Using a grammar to define a binary format

Grammars tend to be regarded as being used to define human editable text languages. However, they are also great for binary languages. Indeed binary languages tend to be simpler than text languages. For example, rather than use commas between items in a list, we simply have juxtaposition. Of course binary languages are much more efficient on both space and computing resources.

Review of EIP book

On page 38 of the introduction it is stated: Asynchronous communication has a number of implications. ... However concurrent threads also make debugging more difficult. ... However this means that the caller has to be able to process the result even while it is in the middle of other tasks, and it has to be able to remember the context in which the call was made. ... But it also means that the sub-processes must be able to run independently in any order, and the caller must be able to determine which result came from which subprocess and combine the results together. These are big disadvantages of asynchronous messaging that go away in CEDA. On page 12-14 of chapter 1 a "minimalist integration solution" using TCP/IP is used and it is claimed it is brittle because the parties make assumptions about the representation of numbers and objects, they use hard-coded machine addresses, they have to be available at the same time, and the list of parameters and their types must match. On page 14 they say "In order to make the solution more loosely coupled, we can try to remove these dependencies one by one. We should use a standard data format that is self describing and platform independent, such as XML" This is just plain wrong: - You can't send data between parties without making assumptions, it's unavoidable. - With asynchronous models, the assumption that they aren't connected all the time is taken care of. A broker should be avoided wherever possible. - There ARE standards for binary serialisation of data types (e.g. little endian signed 32 bit number, or IEEE 767 formats for floats) and they ARE platform independent. - Self describing formats is taken care of with support for serialiable variant types. This is a confusion that seems to permeate the industry. You can't send data between parties without making assumptions. If you use XML then you're making at last as many assumptions as when you use a more efficient binary format. The claim that binary formats don't have standards is incorrect. On page 16 they speak of translation of *messages* between systems. This is wrong headed. Instead it is better to - Use cross-language modules which lets you define types and serialise/deserialise them. This lets you send/receive values of those types. These modules encapsulate the assumptions about representation. - Use translation between values of types (either on send side or receive side)

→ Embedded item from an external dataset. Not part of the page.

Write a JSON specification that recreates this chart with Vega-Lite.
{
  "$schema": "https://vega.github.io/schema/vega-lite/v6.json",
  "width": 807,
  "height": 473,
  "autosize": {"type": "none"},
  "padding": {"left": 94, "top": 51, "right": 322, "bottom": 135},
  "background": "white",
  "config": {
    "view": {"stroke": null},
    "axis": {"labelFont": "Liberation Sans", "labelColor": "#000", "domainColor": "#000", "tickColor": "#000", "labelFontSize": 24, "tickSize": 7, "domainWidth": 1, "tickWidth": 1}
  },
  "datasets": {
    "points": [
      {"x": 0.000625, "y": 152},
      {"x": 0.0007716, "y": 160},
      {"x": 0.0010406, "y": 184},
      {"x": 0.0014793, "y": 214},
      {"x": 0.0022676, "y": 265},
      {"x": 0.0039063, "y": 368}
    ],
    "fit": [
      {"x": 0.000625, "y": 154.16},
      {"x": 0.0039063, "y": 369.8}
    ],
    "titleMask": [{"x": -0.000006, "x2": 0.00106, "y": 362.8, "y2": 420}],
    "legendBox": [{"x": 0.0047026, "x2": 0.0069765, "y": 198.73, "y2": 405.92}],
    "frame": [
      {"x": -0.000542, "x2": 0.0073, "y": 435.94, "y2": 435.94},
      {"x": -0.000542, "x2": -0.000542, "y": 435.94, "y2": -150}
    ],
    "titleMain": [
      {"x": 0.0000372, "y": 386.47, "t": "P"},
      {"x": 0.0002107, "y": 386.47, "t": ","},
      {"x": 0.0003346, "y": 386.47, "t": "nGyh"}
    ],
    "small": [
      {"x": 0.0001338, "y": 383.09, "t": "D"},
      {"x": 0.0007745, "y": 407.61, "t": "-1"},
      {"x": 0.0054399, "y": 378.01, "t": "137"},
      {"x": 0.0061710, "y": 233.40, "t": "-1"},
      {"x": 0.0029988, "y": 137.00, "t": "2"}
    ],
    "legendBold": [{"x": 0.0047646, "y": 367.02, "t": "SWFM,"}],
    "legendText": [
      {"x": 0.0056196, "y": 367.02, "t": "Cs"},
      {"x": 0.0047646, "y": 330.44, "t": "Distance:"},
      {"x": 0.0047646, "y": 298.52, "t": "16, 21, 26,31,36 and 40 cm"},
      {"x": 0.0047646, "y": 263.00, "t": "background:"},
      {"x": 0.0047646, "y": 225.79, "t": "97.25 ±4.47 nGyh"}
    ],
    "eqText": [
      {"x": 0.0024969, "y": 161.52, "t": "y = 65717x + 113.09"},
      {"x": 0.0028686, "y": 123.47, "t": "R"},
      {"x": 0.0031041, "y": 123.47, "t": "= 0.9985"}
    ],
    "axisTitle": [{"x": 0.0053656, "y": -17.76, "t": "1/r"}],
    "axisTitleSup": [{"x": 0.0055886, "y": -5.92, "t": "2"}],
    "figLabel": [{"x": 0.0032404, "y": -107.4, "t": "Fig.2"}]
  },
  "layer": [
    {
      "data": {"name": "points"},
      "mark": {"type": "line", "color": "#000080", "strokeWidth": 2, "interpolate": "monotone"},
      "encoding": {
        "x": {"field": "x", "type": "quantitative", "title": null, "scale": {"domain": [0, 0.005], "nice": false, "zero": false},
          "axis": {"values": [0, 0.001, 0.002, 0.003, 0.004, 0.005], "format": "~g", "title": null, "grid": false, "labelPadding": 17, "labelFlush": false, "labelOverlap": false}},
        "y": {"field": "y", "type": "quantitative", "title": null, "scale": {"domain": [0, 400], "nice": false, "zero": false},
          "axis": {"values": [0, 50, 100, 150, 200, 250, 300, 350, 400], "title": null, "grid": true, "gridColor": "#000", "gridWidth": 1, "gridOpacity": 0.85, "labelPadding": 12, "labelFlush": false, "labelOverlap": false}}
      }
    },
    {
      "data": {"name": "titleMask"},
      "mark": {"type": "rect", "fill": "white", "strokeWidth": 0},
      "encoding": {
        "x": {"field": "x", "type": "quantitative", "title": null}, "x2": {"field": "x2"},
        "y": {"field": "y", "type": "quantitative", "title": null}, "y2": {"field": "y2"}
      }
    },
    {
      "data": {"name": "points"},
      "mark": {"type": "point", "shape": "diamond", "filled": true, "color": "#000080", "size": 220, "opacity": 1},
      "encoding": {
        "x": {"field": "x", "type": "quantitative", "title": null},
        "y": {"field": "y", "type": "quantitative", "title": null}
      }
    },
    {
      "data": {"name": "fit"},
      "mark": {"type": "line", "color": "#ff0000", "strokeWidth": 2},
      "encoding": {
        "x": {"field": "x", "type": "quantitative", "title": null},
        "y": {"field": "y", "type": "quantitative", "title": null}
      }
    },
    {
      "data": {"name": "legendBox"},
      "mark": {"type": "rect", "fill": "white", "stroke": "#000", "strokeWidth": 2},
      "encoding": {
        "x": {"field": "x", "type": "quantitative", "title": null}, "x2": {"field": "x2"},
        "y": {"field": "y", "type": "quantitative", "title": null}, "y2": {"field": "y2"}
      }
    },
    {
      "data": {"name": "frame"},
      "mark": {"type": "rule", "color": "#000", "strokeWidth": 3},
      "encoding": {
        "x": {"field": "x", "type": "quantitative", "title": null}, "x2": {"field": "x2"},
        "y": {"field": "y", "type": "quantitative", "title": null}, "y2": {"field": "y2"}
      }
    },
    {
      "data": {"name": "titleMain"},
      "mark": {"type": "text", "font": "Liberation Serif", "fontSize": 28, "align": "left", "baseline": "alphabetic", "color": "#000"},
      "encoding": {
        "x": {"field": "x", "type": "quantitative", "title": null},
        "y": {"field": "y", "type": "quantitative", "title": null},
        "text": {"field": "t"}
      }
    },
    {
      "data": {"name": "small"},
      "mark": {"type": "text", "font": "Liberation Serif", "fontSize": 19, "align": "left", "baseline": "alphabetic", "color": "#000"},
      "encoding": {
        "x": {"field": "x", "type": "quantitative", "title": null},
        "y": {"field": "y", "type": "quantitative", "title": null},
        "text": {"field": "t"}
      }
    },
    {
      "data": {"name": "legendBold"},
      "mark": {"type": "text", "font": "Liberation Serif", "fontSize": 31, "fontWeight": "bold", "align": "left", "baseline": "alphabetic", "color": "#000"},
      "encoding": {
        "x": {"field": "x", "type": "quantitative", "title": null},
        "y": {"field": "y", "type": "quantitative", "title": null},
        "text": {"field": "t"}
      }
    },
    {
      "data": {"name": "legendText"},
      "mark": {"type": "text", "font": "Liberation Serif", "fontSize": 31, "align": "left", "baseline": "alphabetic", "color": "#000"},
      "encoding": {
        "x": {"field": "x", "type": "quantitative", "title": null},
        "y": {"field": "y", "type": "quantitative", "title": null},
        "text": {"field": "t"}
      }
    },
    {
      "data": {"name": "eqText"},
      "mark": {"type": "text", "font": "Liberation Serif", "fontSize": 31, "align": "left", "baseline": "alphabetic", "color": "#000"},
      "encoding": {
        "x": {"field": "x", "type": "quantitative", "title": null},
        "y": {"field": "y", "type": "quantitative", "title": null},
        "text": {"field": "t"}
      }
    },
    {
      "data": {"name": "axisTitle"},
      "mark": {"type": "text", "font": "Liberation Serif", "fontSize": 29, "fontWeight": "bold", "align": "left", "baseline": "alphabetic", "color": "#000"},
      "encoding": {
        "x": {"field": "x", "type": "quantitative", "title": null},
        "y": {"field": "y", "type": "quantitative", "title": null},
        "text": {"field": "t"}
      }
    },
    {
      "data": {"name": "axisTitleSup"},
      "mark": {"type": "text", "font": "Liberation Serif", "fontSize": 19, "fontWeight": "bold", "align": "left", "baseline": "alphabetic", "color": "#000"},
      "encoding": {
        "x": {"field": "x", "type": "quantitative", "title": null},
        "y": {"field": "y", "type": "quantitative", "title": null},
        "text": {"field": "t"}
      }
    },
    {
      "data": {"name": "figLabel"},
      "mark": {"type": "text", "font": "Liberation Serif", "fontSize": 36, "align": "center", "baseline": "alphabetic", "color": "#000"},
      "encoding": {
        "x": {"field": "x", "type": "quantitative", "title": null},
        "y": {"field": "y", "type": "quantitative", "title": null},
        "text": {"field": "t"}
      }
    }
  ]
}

When software is done right

When software is done right, it feels right to the programmers. It's elegant, simple, maintainable, solves a useful problem. That's more important than a 100 tests that succeed.

The importance of a deep knowledge of the domain

The most important and useful programmer is one that is not only writing the code but also has a deep knowledge of the domain.

Don't merely ask the users what they want. Find out what they need. Make sure the development is driven by the most important requirements. Fewer features can be better than more. Users tend to want simple/robust/performant software. Features often make the user experience worse. Make sure the product owner is getting this right and determining the value of the tasks appropriately. The product owner sets the tasks to be done and their priority, not a manager. It should be remembered that the product is the user interface. So the user interface should drive the architecture.

Test pyramid

It's quite common to see a test pyramid discussed. For example the article The Agile Testing Pyramid by Roger Brown shows the following figure:

test-pyramid

Automated tests are a great thing. The purpose of the diagram on the right is to suggest it's important to have more unit tests than UI tests. Yes, of course because it's hard to automate UI tests.

But really, what's more important than anything is that code which is testable should predominate the code which isn't in the first place.